WRITTEN INSTRUCTION: Copy out lines with the word "this" from the material that follows.

Code that draws figures:
━━━━
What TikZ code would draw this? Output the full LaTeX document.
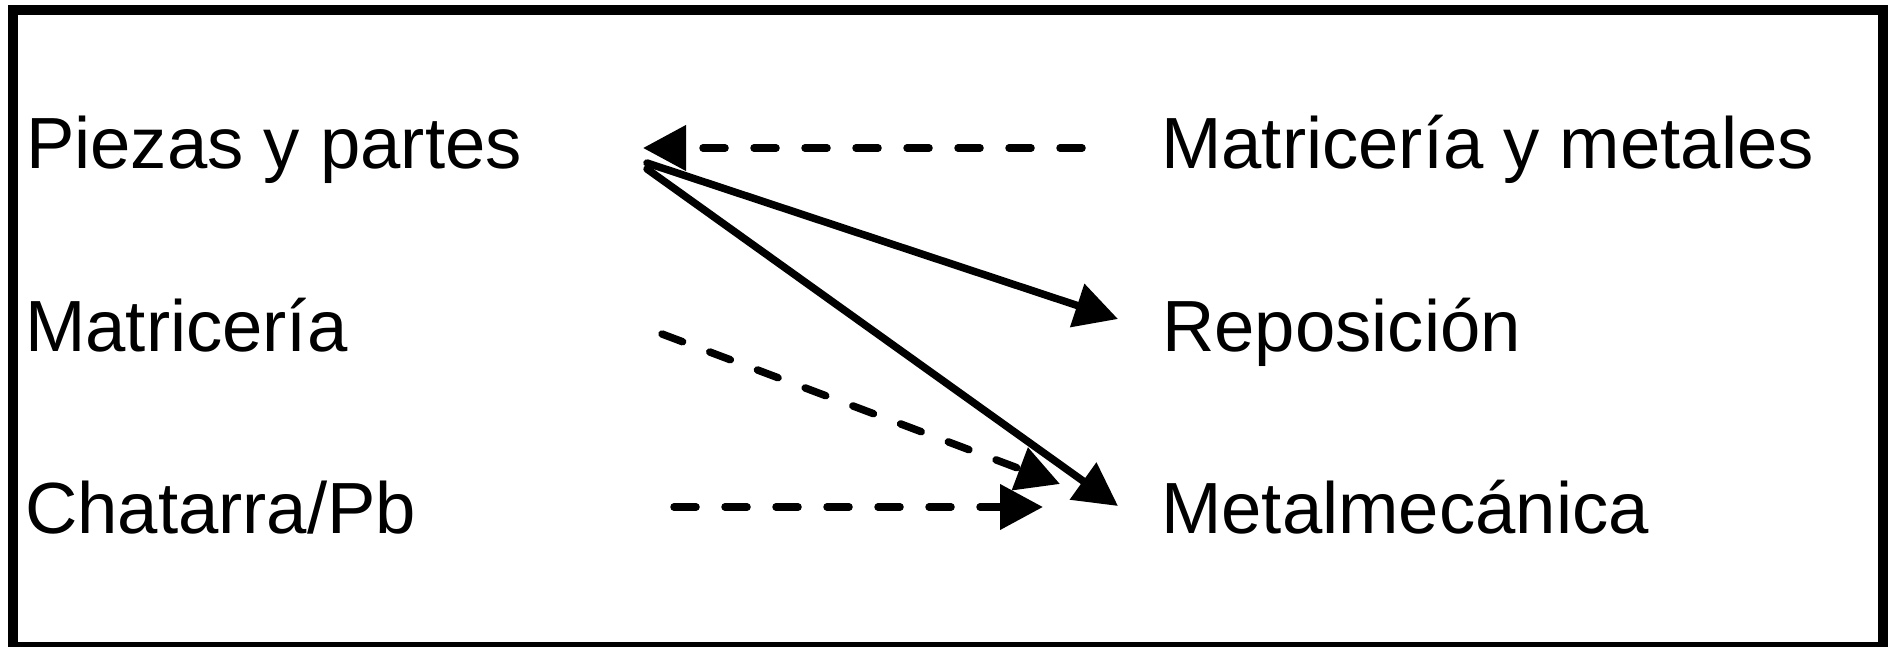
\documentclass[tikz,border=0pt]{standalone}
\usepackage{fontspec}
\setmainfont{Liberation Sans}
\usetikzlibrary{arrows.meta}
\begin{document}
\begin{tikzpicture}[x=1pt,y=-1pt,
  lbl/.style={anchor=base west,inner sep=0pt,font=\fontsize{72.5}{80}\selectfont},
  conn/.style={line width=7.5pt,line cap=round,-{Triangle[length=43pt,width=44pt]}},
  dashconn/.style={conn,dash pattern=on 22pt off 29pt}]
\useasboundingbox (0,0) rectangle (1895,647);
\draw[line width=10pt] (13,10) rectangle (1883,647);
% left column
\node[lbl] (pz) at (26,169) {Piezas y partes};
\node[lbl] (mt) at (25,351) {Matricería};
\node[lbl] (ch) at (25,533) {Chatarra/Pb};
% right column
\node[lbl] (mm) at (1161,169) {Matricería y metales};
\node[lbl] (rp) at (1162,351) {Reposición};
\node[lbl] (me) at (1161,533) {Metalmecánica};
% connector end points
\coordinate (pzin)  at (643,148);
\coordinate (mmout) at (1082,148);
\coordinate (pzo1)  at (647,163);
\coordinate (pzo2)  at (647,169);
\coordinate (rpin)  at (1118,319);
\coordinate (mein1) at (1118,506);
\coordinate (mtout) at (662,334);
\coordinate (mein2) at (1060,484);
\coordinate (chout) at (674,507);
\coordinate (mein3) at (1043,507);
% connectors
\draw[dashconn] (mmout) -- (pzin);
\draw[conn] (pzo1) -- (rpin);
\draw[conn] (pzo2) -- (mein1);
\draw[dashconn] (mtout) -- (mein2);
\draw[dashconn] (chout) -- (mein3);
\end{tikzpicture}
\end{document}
━━━━
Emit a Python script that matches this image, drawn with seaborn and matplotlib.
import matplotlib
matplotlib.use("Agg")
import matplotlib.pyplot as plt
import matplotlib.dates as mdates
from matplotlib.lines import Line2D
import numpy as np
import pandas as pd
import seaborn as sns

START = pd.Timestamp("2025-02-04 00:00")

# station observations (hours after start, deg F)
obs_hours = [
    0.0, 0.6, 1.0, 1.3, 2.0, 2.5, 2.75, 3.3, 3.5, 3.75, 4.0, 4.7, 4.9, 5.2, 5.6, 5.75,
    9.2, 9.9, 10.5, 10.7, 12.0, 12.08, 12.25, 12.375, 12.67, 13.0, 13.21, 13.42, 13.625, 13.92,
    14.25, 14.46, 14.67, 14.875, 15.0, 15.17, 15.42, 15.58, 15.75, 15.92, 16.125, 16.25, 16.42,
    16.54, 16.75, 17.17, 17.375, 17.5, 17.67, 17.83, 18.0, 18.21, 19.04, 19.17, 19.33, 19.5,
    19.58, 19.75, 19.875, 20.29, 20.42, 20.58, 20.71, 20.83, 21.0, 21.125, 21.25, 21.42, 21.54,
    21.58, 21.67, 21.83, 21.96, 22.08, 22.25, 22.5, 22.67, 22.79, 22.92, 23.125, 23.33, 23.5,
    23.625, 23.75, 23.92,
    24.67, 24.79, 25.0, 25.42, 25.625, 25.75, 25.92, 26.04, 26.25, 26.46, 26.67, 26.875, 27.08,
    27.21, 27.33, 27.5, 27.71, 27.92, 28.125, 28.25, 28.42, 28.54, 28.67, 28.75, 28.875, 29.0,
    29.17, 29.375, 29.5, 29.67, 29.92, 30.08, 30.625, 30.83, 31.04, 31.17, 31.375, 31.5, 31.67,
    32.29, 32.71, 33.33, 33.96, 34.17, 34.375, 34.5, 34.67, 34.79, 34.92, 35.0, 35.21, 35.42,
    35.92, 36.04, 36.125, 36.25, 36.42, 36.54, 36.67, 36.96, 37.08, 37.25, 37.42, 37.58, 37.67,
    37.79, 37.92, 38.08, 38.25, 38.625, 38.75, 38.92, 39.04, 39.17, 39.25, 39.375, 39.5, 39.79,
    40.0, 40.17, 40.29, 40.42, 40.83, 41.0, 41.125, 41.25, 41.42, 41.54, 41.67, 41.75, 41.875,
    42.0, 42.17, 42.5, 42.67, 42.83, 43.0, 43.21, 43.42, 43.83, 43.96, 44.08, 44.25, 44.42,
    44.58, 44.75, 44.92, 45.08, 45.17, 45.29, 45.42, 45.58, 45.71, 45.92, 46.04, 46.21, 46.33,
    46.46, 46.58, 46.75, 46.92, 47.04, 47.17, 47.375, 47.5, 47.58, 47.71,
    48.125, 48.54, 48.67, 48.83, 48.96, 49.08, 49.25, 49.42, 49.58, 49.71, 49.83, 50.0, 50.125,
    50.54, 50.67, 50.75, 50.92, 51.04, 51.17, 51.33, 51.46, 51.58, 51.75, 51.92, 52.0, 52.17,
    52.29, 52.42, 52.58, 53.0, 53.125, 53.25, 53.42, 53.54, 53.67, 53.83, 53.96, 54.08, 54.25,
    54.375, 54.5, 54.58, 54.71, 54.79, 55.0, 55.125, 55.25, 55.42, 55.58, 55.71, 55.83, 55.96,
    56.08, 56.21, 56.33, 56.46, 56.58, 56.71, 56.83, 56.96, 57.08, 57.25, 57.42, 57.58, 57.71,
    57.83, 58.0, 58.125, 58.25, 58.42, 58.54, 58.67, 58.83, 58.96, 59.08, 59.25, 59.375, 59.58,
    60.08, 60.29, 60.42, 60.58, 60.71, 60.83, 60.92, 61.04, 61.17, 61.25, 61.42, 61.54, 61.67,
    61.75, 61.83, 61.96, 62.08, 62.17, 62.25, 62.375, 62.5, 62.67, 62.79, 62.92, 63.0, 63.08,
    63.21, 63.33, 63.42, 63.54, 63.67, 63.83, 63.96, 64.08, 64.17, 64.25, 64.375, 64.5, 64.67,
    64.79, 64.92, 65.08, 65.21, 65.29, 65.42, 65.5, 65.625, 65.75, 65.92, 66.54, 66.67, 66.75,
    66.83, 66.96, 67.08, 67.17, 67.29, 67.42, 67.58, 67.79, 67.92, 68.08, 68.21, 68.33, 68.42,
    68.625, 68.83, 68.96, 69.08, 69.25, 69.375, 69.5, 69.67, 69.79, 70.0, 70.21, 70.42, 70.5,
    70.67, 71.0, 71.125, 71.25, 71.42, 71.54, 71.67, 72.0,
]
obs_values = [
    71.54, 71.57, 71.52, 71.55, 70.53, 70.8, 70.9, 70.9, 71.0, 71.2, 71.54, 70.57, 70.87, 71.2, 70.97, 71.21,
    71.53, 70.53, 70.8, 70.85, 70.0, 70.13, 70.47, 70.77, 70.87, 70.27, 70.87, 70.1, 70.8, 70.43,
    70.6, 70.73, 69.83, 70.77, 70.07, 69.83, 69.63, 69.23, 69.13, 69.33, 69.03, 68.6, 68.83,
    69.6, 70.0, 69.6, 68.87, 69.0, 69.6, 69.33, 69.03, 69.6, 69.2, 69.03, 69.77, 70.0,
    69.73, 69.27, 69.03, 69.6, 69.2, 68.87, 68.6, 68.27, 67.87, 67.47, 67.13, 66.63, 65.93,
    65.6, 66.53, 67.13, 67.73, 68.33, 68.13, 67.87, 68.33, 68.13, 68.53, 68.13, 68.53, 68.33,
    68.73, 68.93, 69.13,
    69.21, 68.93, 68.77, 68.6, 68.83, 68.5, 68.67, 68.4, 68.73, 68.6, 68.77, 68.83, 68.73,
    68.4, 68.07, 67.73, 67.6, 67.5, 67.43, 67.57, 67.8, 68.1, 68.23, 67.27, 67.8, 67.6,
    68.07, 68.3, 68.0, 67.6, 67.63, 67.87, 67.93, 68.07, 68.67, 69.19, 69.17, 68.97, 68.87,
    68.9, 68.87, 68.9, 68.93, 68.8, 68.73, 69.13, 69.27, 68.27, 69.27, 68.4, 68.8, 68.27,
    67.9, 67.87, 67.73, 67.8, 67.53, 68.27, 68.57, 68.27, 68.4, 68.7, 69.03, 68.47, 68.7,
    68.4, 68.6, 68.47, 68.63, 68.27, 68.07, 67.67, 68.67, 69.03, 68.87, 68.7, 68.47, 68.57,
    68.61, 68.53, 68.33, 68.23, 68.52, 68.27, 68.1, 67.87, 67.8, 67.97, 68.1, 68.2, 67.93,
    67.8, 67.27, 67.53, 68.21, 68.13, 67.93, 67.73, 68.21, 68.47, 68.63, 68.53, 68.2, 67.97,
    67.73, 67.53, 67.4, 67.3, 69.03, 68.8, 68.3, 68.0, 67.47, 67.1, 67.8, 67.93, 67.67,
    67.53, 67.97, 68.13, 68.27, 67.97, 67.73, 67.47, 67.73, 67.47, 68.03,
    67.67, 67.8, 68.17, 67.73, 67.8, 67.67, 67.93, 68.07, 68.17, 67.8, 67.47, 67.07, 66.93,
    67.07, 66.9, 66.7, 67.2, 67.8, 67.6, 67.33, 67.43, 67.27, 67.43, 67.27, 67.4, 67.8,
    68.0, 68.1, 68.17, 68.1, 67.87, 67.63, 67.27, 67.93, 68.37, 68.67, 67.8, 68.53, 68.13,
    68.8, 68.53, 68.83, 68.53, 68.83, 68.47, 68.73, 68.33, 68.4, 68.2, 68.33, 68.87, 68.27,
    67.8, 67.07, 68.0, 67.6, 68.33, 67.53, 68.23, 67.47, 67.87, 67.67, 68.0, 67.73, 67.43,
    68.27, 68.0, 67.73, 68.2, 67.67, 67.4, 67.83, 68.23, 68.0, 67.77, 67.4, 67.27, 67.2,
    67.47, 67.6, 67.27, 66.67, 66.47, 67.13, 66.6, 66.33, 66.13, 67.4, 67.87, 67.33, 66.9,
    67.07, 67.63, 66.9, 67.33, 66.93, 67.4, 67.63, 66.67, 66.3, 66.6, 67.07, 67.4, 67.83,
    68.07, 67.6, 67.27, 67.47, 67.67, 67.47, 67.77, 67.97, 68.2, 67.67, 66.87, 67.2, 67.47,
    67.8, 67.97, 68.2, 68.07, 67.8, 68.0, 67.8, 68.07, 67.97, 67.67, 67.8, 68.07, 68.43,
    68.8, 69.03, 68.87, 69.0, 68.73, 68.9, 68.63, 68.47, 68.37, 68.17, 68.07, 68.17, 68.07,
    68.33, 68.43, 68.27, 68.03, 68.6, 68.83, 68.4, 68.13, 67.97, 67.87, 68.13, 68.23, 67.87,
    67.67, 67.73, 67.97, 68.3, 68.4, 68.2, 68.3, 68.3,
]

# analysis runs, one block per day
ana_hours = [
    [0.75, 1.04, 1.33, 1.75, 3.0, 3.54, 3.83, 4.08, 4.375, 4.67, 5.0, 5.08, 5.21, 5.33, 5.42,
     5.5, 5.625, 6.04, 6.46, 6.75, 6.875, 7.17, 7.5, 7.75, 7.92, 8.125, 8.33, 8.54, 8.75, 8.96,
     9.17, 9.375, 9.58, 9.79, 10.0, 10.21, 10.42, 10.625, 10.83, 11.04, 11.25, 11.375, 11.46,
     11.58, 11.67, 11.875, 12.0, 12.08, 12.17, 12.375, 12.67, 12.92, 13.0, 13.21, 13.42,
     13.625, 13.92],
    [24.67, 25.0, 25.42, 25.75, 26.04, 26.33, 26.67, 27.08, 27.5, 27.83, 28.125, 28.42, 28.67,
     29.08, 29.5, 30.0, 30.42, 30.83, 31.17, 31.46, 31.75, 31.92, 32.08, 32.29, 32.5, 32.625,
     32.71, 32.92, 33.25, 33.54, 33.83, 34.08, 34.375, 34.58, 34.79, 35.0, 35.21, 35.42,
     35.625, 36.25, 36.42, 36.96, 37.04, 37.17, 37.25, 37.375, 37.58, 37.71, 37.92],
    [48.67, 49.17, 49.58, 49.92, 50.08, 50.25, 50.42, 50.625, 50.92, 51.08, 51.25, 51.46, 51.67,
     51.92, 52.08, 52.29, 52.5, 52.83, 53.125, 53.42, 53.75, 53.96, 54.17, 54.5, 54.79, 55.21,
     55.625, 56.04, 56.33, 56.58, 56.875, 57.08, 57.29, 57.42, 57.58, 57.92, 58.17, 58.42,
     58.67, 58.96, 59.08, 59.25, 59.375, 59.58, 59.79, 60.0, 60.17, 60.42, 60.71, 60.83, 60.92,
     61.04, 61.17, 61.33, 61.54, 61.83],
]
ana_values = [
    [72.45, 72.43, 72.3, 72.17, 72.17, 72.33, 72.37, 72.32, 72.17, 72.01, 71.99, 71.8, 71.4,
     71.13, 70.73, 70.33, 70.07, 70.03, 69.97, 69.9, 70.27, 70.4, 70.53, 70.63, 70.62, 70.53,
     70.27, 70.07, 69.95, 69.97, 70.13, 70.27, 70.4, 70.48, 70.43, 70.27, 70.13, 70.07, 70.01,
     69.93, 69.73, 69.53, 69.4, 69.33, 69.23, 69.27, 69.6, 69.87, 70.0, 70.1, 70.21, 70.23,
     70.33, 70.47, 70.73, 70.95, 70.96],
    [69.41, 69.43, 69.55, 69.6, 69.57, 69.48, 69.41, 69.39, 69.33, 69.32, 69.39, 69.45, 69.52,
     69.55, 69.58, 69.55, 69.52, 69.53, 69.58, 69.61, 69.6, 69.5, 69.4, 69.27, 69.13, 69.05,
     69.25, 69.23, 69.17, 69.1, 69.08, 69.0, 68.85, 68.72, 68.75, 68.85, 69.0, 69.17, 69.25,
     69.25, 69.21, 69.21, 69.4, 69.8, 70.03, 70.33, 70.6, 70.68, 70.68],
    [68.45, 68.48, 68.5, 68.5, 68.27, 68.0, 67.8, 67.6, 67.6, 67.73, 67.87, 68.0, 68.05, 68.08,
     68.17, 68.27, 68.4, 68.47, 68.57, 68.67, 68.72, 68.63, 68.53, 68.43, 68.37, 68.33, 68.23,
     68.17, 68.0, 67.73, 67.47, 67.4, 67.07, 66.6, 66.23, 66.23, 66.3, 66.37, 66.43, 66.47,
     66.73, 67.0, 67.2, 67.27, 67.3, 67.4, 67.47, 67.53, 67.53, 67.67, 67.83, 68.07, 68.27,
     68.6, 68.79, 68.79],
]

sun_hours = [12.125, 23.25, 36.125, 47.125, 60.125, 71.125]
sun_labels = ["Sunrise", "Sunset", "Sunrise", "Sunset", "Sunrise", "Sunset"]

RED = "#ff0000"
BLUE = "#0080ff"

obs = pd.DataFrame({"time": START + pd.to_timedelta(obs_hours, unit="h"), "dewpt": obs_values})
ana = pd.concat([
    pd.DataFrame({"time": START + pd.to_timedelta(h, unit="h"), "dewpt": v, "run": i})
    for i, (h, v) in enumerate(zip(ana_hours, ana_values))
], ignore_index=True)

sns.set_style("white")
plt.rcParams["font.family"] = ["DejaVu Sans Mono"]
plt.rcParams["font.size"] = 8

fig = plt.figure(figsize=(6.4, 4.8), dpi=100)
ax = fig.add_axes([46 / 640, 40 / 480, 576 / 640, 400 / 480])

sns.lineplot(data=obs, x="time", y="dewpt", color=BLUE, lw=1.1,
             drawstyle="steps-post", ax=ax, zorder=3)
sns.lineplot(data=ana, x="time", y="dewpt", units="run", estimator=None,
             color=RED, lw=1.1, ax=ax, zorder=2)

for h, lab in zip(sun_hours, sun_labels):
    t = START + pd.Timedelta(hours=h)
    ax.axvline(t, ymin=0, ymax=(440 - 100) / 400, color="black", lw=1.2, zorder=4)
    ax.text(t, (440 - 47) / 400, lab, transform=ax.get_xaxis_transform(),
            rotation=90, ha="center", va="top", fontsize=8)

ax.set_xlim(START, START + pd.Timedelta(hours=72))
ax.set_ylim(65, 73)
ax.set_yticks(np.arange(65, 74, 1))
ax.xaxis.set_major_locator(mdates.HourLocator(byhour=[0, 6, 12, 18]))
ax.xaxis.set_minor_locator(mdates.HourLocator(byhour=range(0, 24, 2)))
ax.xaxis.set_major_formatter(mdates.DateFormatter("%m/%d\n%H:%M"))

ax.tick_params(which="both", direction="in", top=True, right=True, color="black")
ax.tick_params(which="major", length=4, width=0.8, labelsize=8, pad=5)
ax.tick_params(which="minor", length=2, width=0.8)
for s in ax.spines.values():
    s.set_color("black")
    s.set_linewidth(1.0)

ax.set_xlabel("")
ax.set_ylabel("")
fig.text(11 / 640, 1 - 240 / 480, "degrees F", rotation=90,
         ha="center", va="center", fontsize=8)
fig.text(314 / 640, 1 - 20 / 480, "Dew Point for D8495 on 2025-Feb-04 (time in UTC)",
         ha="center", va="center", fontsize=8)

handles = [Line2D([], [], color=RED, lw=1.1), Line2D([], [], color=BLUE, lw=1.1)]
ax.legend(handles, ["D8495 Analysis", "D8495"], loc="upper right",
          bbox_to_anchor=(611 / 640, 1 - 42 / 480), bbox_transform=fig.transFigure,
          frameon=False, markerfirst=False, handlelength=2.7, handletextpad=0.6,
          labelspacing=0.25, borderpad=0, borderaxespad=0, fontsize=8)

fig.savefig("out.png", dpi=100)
━━━━
ANSWER TO THE EXERCISE:
What TikZ code would draw this? Output the full LaTeX document.
Emit a Python script that matches this image, drawn with seaborn and matplotlib.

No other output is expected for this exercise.